Nobody gives a damn about long horizon stuff anymore. We landed humans on the moon half a century ago, and we still haven't reached Mars. Instead we're building some stupid apps for people who are forced to work 7 days a week in the office on some boring ads optimization algorithm to have someone to walk their dog for them and deliver their groceries for them and monitor their health because they can't get enough exercise (that would solve their health problem the way the body intended) and don't get time to leave the confines of their <strike>jail</strike> office.

  • To be fair to our generation, people didn't build so much stupid shit in the 60s not because they weren't interested in stupid shit but because the whole world was too poor to be able to afford it. Our generation created the economic conditions in which people could have the spare cash to spend on stupid shit.

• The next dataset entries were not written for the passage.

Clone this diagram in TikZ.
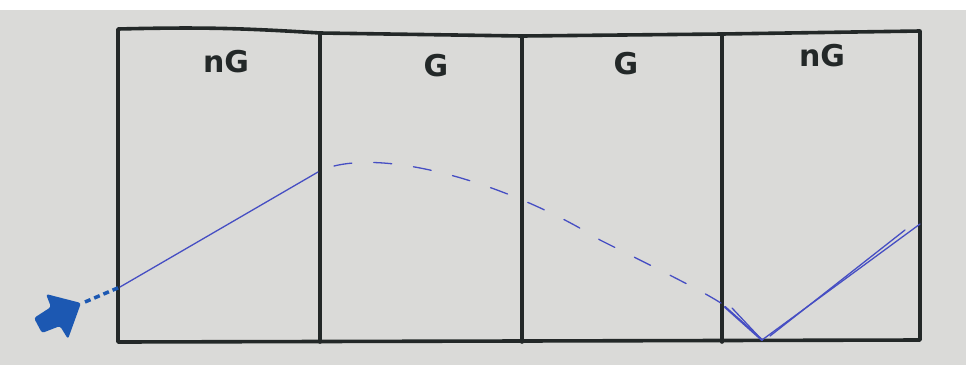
\documentclass[tikz,border=0pt]{standalone}
\usepackage{fontspec}
\setmainfont{DejaVu Sans}
\definecolor{penblue}{RGB}{70,78,195}
\definecolor{markblue}{RGB}{28,88,178}
\definecolor{ink}{RGB}{35,40,40}
\definecolor{paper}{RGB}{218,218,216}
\begin{document}
\begin{tikzpicture}[x=1pt,y=-1pt,
  frame/.style={draw=ink, line width=3.6pt, line cap=round, line join=round},
  lab/.style={font=\bfseries\fontsize{30}{30}\selectfont, text=ink},
  pen/.style={draw=penblue, line width=1.3pt, line cap=round},
  penth/.style={draw=markblue, line width=3.5pt}]
\useasboundingbox (0,0) rectangle (966,365);
\fill[paper] (0,10) rectangle (966,365);
\fill[white] (0,0) rectangle (966,10);
% frame corners
\coordinate (tl) at (118,29);
\coordinate (tr) at (920,31);
\coordinate (bl) at (118,342);
\coordinate (br) at (920,340);
\coordinate (t1) at (320,33);
\coordinate (t2) at (522,36);
\coordinate (t3) at (722,34);
\coordinate (b1) at (320,342);
\coordinate (b2) at (522,342);
\coordinate (b3) at (722,342);
\draw[frame] (tl) .. controls (200,27) and (240,28) .. (t1) -- (t2) -- (t3) -- (tr) -- (br) -- (bl) -- cycle;
\draw[frame] (t1) -- (b1);
\draw[frame] (t2) -- (b2);
\draw[frame] (t3) -- (b3);
% labels
\node[lab] (l1) at (226,62) {nG};
\node[lab] (l2) at (436,66) {G};
\node[lab] (l3) at (626,64) {G};
\node[lab] (l4) at (822,56) {nG};
% path
\coordinate (s0) at (85,302);
\coordinate (s1) at (120,287);
\coordinate (s2) at (318,172);
\coordinate (v) at (762,340);
\coordinate (e) at (920,224);
\draw[penth, dash pattern=on 6pt off 4pt] (s0) -- (s1);
\draw[pen] (s1) -- (s2);
\draw[pen, dash pattern=on 18pt off 22pt] (334,166) .. controls (400,150) and (520,190) .. (600,240) .. controls (680,280) and (720,300) .. (730,310);
\draw[pen, line width=2.2pt] (725,307) -- (v);
\draw[pen] (732,308) -- (v);
\draw[pen] (v) -- (e);
\draw[pen] (770,336) -- (905,230);
% arrow mark
\fill[markblue, rounded corners=2.5pt] (46,294) -- (81,303) -- (68,339) -- (60,326) -- (42,333) -- (34,318) -- (51,307) -- cycle;
\end{tikzpicture}
\end{document}
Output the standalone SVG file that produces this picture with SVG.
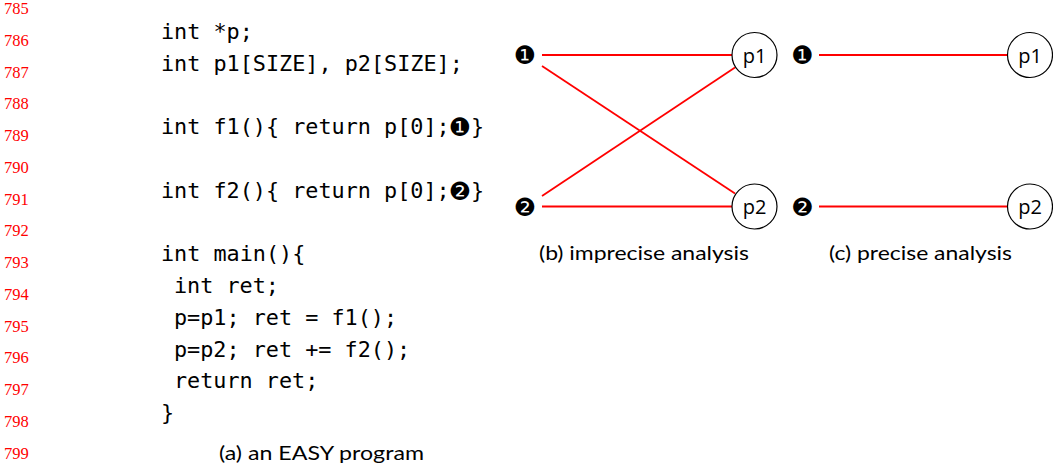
<svg xmlns="http://www.w3.org/2000/svg" width="1053" height="471" viewBox="0 0 1053 471">
<style>
.ln{font-family:"Liberation Serif",serif;font-size:16.5px;fill:#ff0000}
.code{font-family:"DejaVu Sans Mono",monospace;font-size:21.8px;fill:#000}
.cap{font-family:Lato,"Open Sans",sans-serif;font-size:20px;fill:#000}
.dot{font-family:"DejaVu Sans",sans-serif;font-size:25px;fill:#000;text-anchor:middle}
.nd{fill:#fff;stroke:#000;stroke-width:1.2}
.nt{font-family:"Open Sans",sans-serif;font-size:20px;fill:#000;text-anchor:middle}
.e{stroke:#ff0000;stroke-width:1.8;fill:none}
</style>
<rect width="1053" height="471" fill="#fff"/>
<g id="line-numbers" class="ln">
<text x="4" y="14">785</text>
<text x="4" y="45.75">786</text>
<text x="4" y="77.5">787</text>
<text x="4" y="109.25">788</text>
<text x="4" y="141">789</text>
<text x="4" y="172.75">790</text>
<text x="4" y="204.5">791</text>
<text x="4" y="236.25">792</text>
<text x="4" y="268">793</text>
<text x="4" y="299.75">794</text>
<text x="4" y="331.5">795</text>
<text x="4" y="363.25">796</text>
<text x="4" y="395">797</text>
<text x="4" y="426.75">798</text>
<text x="4" y="458.5">799</text>
</g>
<g id="code" class="code">
<text x="161" y="39">int *p;</text>
<text x="161" y="70.75">int p1[SIZE], p2[SIZE];</text>
<text x="161" y="134.25">int f1(){ return p[0];</text>
<text x="471" y="134.25">}</text>
<text x="161" y="197.75">int f2(){ return p[0];</text>
<text x="471" y="197.75">}</text>
<text x="161" y="261.25">int main(){</text>
<text x="174" y="293">int ret;</text>
<text x="174" y="324.75">p=p1; ret = f1();</text>
<text x="174" y="356.5">p=p2; ret += f2();</text>
<text x="174" y="388.25">return ret;</text>
<text x="161" y="420">}</text>
<text class="dot" x="460" y="136">❶</text>
<text class="dot" x="460" y="199.5">❷</text>
</g>
<text class="cap" x="219" y="460" textLength="205" lengthAdjust="spacingAndGlyphs">(a) an EASY program</text>
<g id="connectors">
<line class="e" x1="542" y1="55" x2="732" y2="55"/>
<line class="e" x1="542" y1="66" x2="735" y2="193.5"/>
<line class="e" x1="542" y1="196" x2="735" y2="67.5"/>
<line class="e" x1="542" y1="206.5" x2="732" y2="206.5"/>
<line class="e" x1="819" y1="55" x2="1008" y2="55"/>
<line class="e" x1="819" y1="206.5" x2="1008" y2="206.5"/>
</g>
<g id="b-s1"><text class="dot" x="525" y="64">❶</text></g>
<g id="b-s2"><text class="dot" x="525" y="215.5">❷</text></g>
<g id="b-p1"><circle class="nd" cx="754.5" cy="55" r="22.5"/><text class="nt" x="754.5" y="62.5">p1</text></g>
<g id="b-p2"><circle class="nd" cx="754.5" cy="206.5" r="22.5"/><text class="nt" x="754.5" y="214">p2</text></g>
<text class="cap" x="539" y="260" textLength="210" lengthAdjust="spacingAndGlyphs">(b) imprecise analysis</text>
<g id="c-s1"><text class="dot" x="802.5" y="64">❶</text></g>
<g id="c-s2"><text class="dot" x="802.5" y="215.5">❷</text></g>
<g id="c-p1"><circle class="nd" cx="1030" cy="55" r="22.5"/><text class="nt" x="1030" y="62.5">p1</text></g>
<g id="c-p2"><circle class="nd" cx="1030" cy="206.5" r="22.5"/><text class="nt" x="1030" y="214">p2</text></g>
<text class="cap" x="829" y="260" textLength="183" lengthAdjust="spacingAndGlyphs">(c) precise analysis</text>
</svg>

    I would put good money on a bet that there are more people today who deeply care about the long-term horizon than did in the 60s. I don't think we spent money on long-shots in the 60s because people cared more. I think we did it because it was relatively low-hanging fruit in a gigantic culture war between US-centric Western powers and USSR-centric Eastern powers. We don't have that kind of "most people agree it's an existential threat" level of cultural difference anymore. China? They sell us most of our stuff. We don't hate China, not really. But we hated the Soviets.

That plate with info about us, where to find us... not smart, naive. I get that 70s were probably way more enthusiastic and open minded re space space exploration compared to rather bleak times now when greed often takes prime and Star Trek TOS probably had its effect too, but next time we should do better.

Dark forest theory sounds more rational conclusion on long enough timescale than Star trekkish utopias. Although, in next million years, if intercepted it should be trivial to pinpoint where it came from just from trajectory.

  • OTOH, back in that period of the Cold War, the odds seemed long that we'd still be around by the time it was found, out in the endless vastness of space.

    Discussing those odds at length would no doubt decrease them.

I'm kind of upset that we haven't done much on the equivalent level in the time since... sure we have done some very cool things, but none of it quite feels like it's on the Voyager level of duration

When I was around five years old, I was surprised to learn that all of our tax dollars weren't going to space exploration. For some reason, I intuited that was man's highest aspiration and we'd be throwing everything at it. Come to find it's all defense spending and printing money.